Loss Calculation: Cross-entropy loss is applied to these flattened planes to maximize the similarity of matched triplets while minimizing others. The total loss is the sum of losses across the three orthogonal planes ( $L_{jk}, L_{ik}, L_{ij}$ ).

3. Key Contributions

Unified Framework: Proposes the first framework to align Text, Image, and Point Cloud modalities simultaneously using a similarity tensor, moving beyond pairwise alignment.
Dataset Creation: Constructs and releases a large-scale Text-Image-Point Cloud triplet dataset derived from nuScenes, KITTI, and Waymo, enriched with VLM-generated captions.
Novel Loss Function: Introduces a tensor-based contrastive loss with a specific masking strategy to handle duplicated feature entries in high-dimensional spaces, improving optimization stability.
Empirical Validation: Demonstrates that joint alignment via a tensor outperforms pairwise methods in both zero-shot classification and pre-training from scratch scenarios.

4. Experimental Results

The framework was evaluated on nuScenes, KITTI, and Waymo Open Perception (WOD-P) datasets using Zero-Shot Classification (assigning class labels to unseen point clouds/images based on text prompts).
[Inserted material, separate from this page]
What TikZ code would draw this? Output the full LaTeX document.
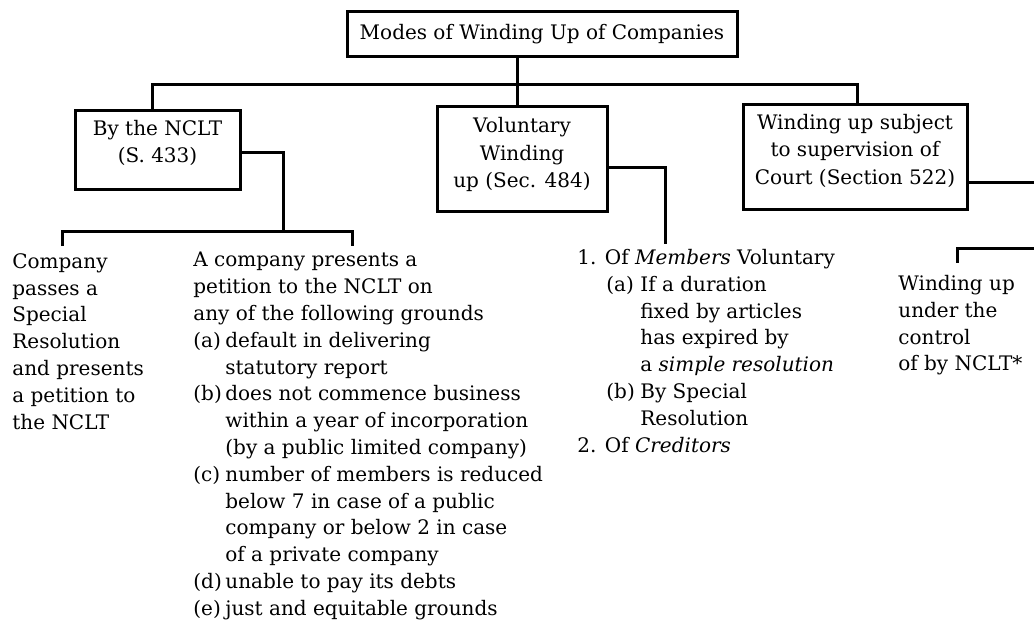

Setting 1: Frozen CLIP Encoders (Training only Point Cloud Encoder)

CTP achieved 80.08% accuracy on nuScenes, outperforming the best pairwise baseline (CLIP2) by +5.42%.
On KITTI and WOD-P, improvements were +8.13% and +1.21% respectively.

Setting 2: Pre-training All Encoders (Joint Training)

When training Image, Text, and Point Cloud encoders jointly, CTP showed even more significant gains.
nuScenes: CTP reached 65.92% vs. ULIP's 52.01% (+13.91% improvement).
KITTI: CTP reached 84.92% vs. ULIP's 44.05% (+40.87% improvement).
WOD-P: CTP reached 64.68% vs. ULIP's 53.18% (+11.50% improvement).

Ablation Studies:

L2-Norm vs. Cosine: The L2-norm similarity metric consistently outperformed cosine similarity in the tensor framework.
Masking: The "masked" version of CTP (CTP) significantly outperformed the "no-mask" version (CTP-nm), validating the necessity of removing duplicated entries in the tensor.

5. Significance

End-to-End Autonomous Driving: This work provides a robust foundation for Multimodal Large Language Models (MLLMs) in autonomous driving. By creating a unified embedding space, the system can better reason about complex scenes, generate accurate scene descriptions, and predict future trajectories using heterogeneous inputs (LiDAR, Camera, Text).
Scalability: The tensor-based approach is theoretically scalable to more than three modalities (e.g., adding Radar or Audio), offering a path toward truly holistic perception systems.
Efficiency: The method proves that joint alignment is more data-efficient and effective than sequential or pairwise alignment, achieving superior performance even with limited training epochs.

In conclusion, the paper successfully argues that joint multimodal alignment via a similarity tensor is a superior paradigm for autonomous driving perception compared to traditional pairwise contrastive learning, offering significant improvements in scene understanding and classification accuracy.